Unmanned aircraft (UAV) according to the prior art are increasingly also used for civilian terrain capture and ground observation, in addition to military fields of use. In this case, a predetermined flight route is followed according to a flight plan, wherein a plurality of aerial images and data are captured mostly with a determined image capture frequency and a determined image overlap (adjacent images) along the route by means of a camera or an imaging sensor. Respective triggering points for the image capture are typically defined in the flight plan for this purpose.
In addition, position and alignment data for the aircraft are measured and linked to the respective captured images. The image triggering is triggered, for example, based on captured GPS position data or time data.
The entirety of the data captured during the flight are then processed in the scope of subsequent “post-processing” such that by way of suitable linkage of the images and calculation of the location data, a planar, stereophotogrammetric depiction of the captured terrain and, therefrom, an orthogonal product are created.
In particular light UAVs are very susceptible to wind and are unstable in this case, i.e., the respective location thereof can already be significantly influenced by a few strong gusts of wind or other external influences and changed in an indeterminate manner.
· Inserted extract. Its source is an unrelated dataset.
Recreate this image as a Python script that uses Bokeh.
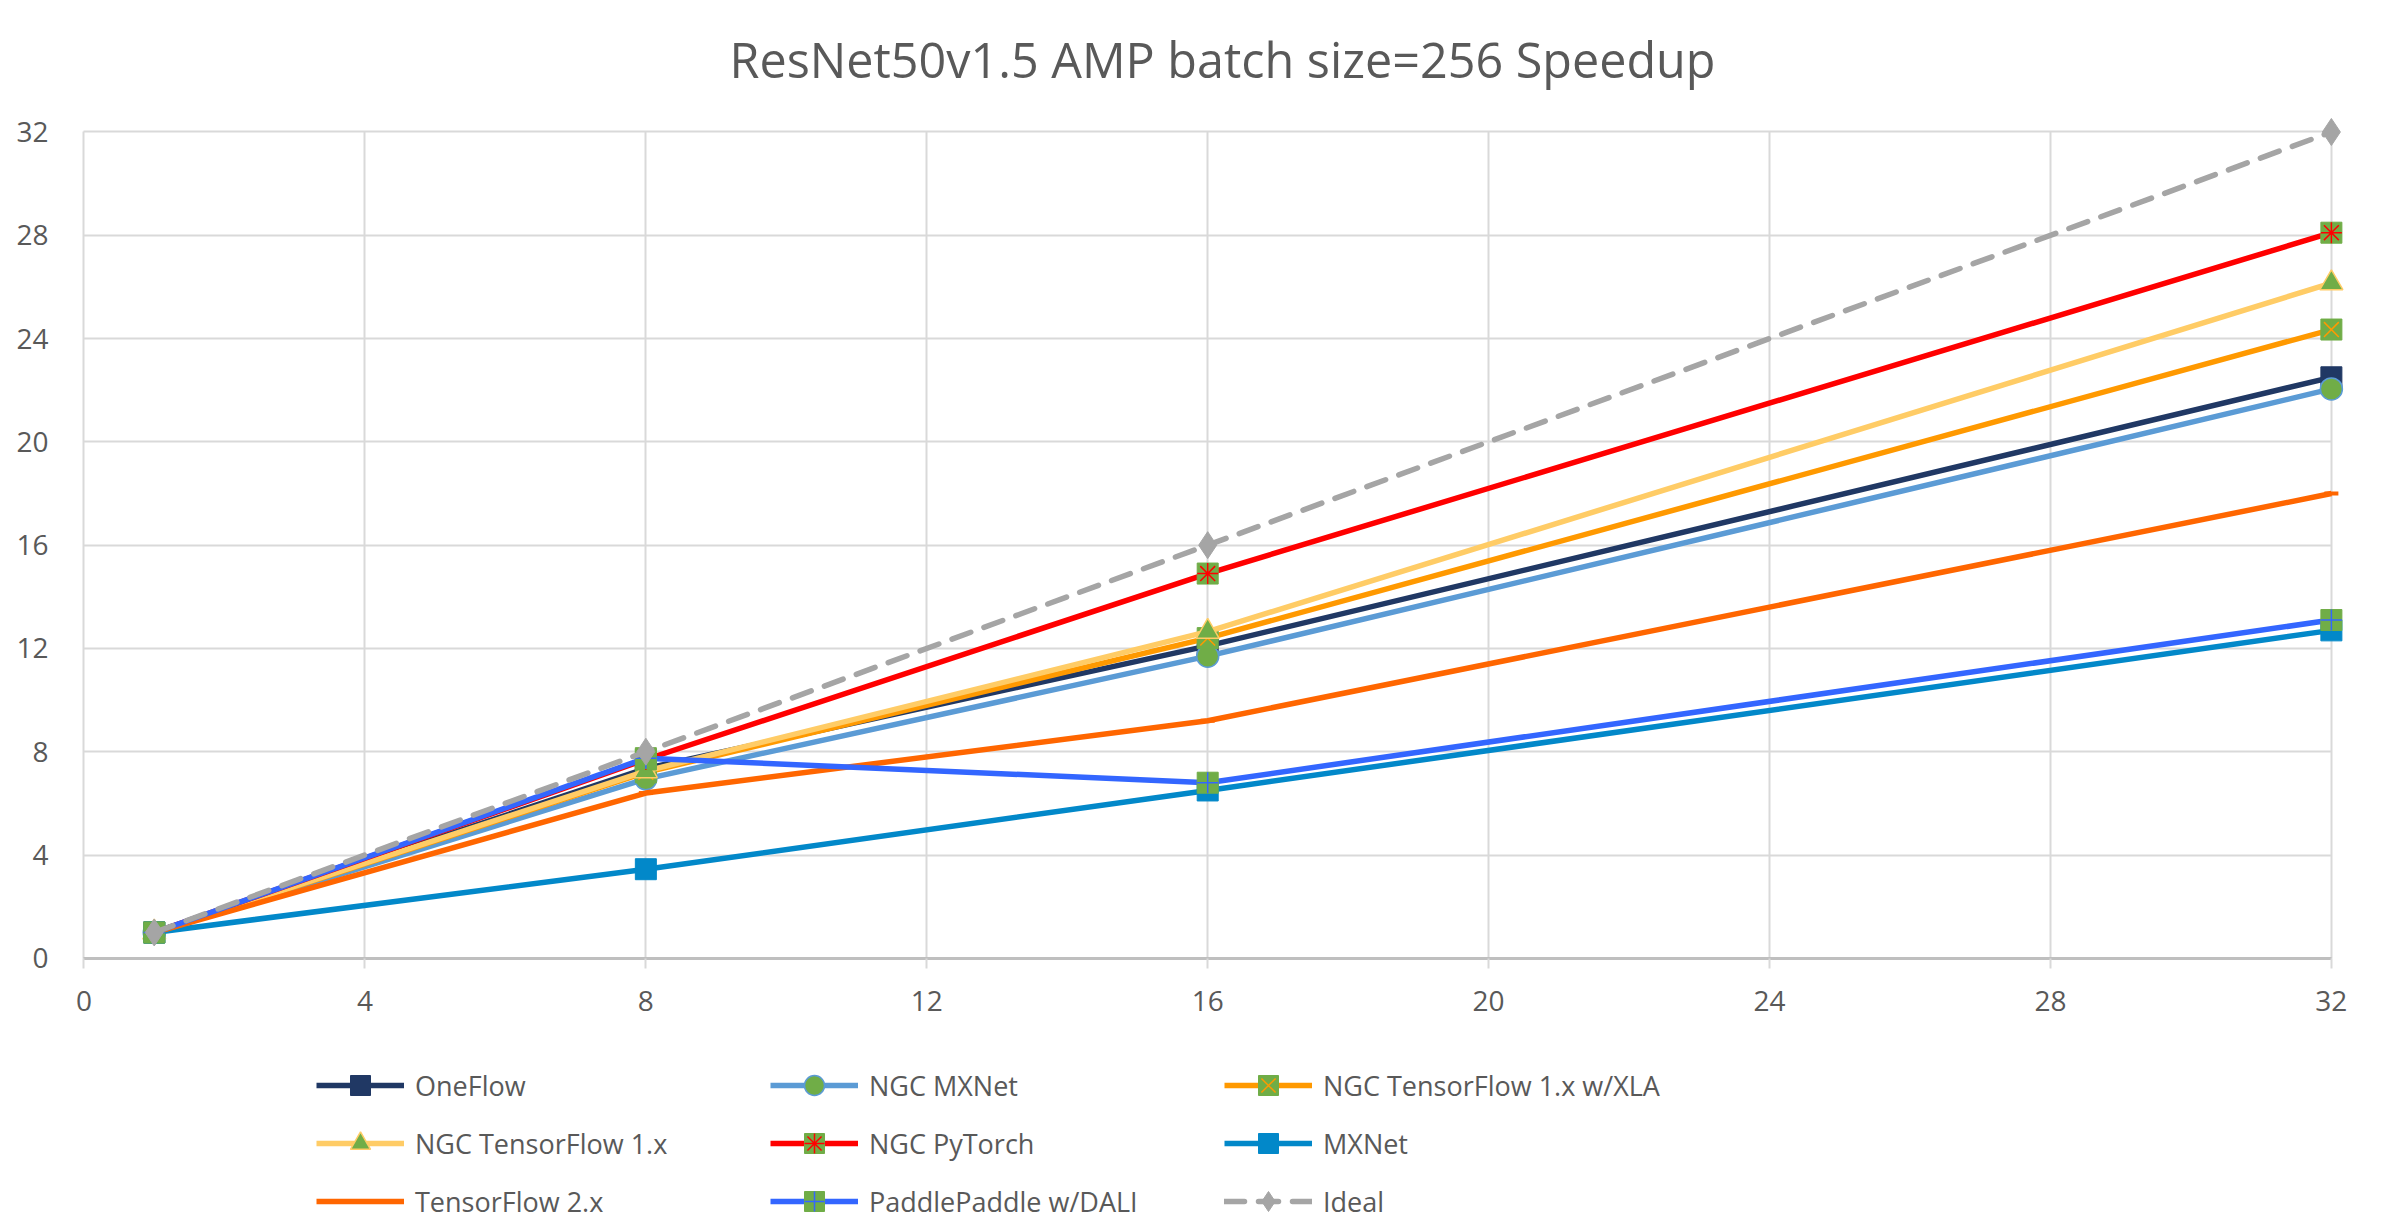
from bokeh.plotting import figure
from bokeh.models import Range1d, FixedTicker, Legend, LegendItem
from bokeh.embed import file_html
from bokeh.resources import INLINE

# ---- data ----
gpus = [1, 8, 16, 32]
oneflow = [1, 7.35, 12.1, 22.5]
ngc_mxnet = [1, 6.95, 11.7, 22.05]
ngc_tf_xla = [1, 7.2, 12.4, 24.35]
ngc_tf = [1, 7.25, 12.65, 26.15]
ngc_pytorch = [1, 7.7, 14.9, 28.1]
mxnet = [1, 3.45, 6.5, 12.7]
tf2 = [1, 6.4, 9.2, 18.0]
paddle = [1, 7.75, 6.8, 13.1]
ideal = [1, 8, 16, 32]
axis_ticks = [0, 4, 8, 12, 16, 20, 24, 28, 32]
title_text = "ResNet50v1.5 AMP batch size=256 Speedup"

FONT = "Open Sans"
TXT = "#595959"
GREEN = "#70AD47"

p = figure(width=2373, height=1223, output_backend="svg", toolbar_location=None,
           x_range=Range1d(-0.42, 32.5), y_range=Range1d(-10.27, 32.6),
           min_border_left=54, min_border_right=7, min_border_top=116,
           min_border_bottom=0, title=title_text)
p.outline_line_color = None
p.title.align = "left"
p.title.offset = 675
p.title.vertical_align = "middle"
p.title.text_font = FONT
p.title.text_font_size = "48.5px"
p.title.text_font_style = "normal"
p.title.text_color = TXT
p.title.standoff = 48

for g in (p.xgrid, p.ygrid):
    g.ticker = FixedTicker(ticks=axis_ticks)
    g.grid_line_color = "#D9D9D9"
    g.grid_line_width = 2
    g.bounds = (0, 32)
    g.cross_bounds = (0, 32)

xa = p.xaxis[0]
xa.fixed_location = 0
xa.ticker = FixedTicker(ticks=axis_ticks)
xa.bounds = (0, 32)
xa.axis_line_color = "#BFBFBF"
xa.axis_line_width = 3
xa.major_tick_line_color = "#D9D9D9"
xa.major_tick_line_width = 2
xa.major_tick_out = 10
xa.major_tick_in = 0
xa.minor_tick_line_color = None
xa.major_label_standoff = 23
ya = p.yaxis[0]
ya.ticker = FixedTicker(ticks=axis_ticks)
ya.axis_line_color = None
ya.major_tick_line_color = None
ya.minor_tick_line_color = None
ya.major_label_standoff = 0
for ax in (xa, ya):
    ax.major_label_text_font = FONT
    ax.major_label_text_font_size = "28px"
    ax.major_label_text_color = TXT

LW = 5.5
items = []

def add_series(label, ys, color, marks, dash="solid"):
    rs = [p.line(gpus, ys, line_color=color, line_width=LW, line_dash=dash,
                 line_cap="round" if dash != "solid" else "butt", line_join="round")]
    for m in marks:
        rs.append(p.scatter(gpus, ys, **m))
    items.append(LegendItem(label=label, renderers=rs))

add_series("OneFlow", oneflow, "#203864",
           [dict(marker="square", size=21, fill_color="#203864", line_color="#203864")])
add_series("NGC MXNet", ngc_mxnet, "#5B9BD5",
           [dict(marker="circle", size=22, fill_color=GREEN, line_color="#5B9BD5", line_width=1.5)])
add_series("NGC TensorFlow 1.x w/XLA", ngc_tf_xla, "#FF9900",
           [dict(marker="square", size=21, fill_color=GREEN, line_color=GREEN),
            dict(marker="x", size=21, line_color="#FF9900", line_width=1.5)])
add_series("NGC TensorFlow 1.x", ngc_tf, "#FFCC66",
           [dict(marker="triangle", size=23, fill_color=GREEN, line_color="#FFCC66", line_width=1.5)])
add_series("NGC PyTorch", ngc_pytorch, "#FF0000",
           [dict(marker="square", size=21, fill_color=GREEN, line_color=GREEN),
            dict(marker="asterisk", size=21, line_color="#FF0000", line_width=1.5)])
add_series("MXNet", mxnet, "#0288C9",
           [dict(marker="square", size=21, fill_color="#0288C9", line_color="#0288C9")])
add_series("TensorFlow 2.x", tf2, "#FF6600",
           [dict(marker="dash", size=14, line_color="#FF6600", line_width=4)])
add_series("PaddlePaddle w/DALI", paddle, "#3366FF",
           [dict(marker="square", size=21, fill_color=GREEN, line_color=GREEN),
            dict(marker="cross", size=21, line_color="#3366FF", line_width=1.5)])
add_series("Ideal", ideal, "#A5A5A5",
           [dict(marker="diamond", size=27, fill_color="#A5A5A5", line_color="#A5A5A5")],
           dash="20 14")

legend = Legend(items=items, orientation="horizontal", ncols=3,
                location=(262, -3), padding=0, margin=0,
                glyph_width=88, glyph_height=50, label_standoff=11,
                label_width=347, label_height=28, spacing=8,
                label_text_font=FONT, label_text_font_size="27px",
                label_text_color=TXT, border_line_color=None,
                background_fill_alpha=0)
p.add_layout(legend, "center")

open("out.html", "w").write(file_html(p, INLINE))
The aerial images are thus not each captured with identical alignment or viewing angle of the aircraft, but rather each have an offset not only in the flight direction but rather also, for example, in a direction orthogonal to the flight direction (viewing direction).
Conventional UAVs do not actively consider or correct the spatial location of the system during the data recording and during the triggering of the image recording such that a uniform viewing direction could be guaranteed for the image capture thereby. This negatively impairs the accuracy of the post-processed data, up to resulting data gaps, for example, regions of the area to be surveyed which were not captured in images. Due to the images captured in this case having different viewing directions, the accuracy of the stereo image which can be created therefrom is reduced, for example, as a result of perspective distortions and reduced capability of generating linkage points between the individual images. These are necessary for accurate alignment of the stereo images and registration of the data with one another in the case of inaccurate GPS determination.
If the UAV is engaged by a gust of wind and thus strongly inclined, for example, in relation to a nadir alignment or horizontal alignment of the UAV, the desired terrain region thus cannot be captured in the case of an aerial image capture occurring at this time, but rather, depending on the deflection of the UAV, an adjacent region or even a region which has no overlap with previously captured images.
Such a data gap is usually closed by repeated overflights and further image capture of the relevant region, wherein this is relatively time-consuming.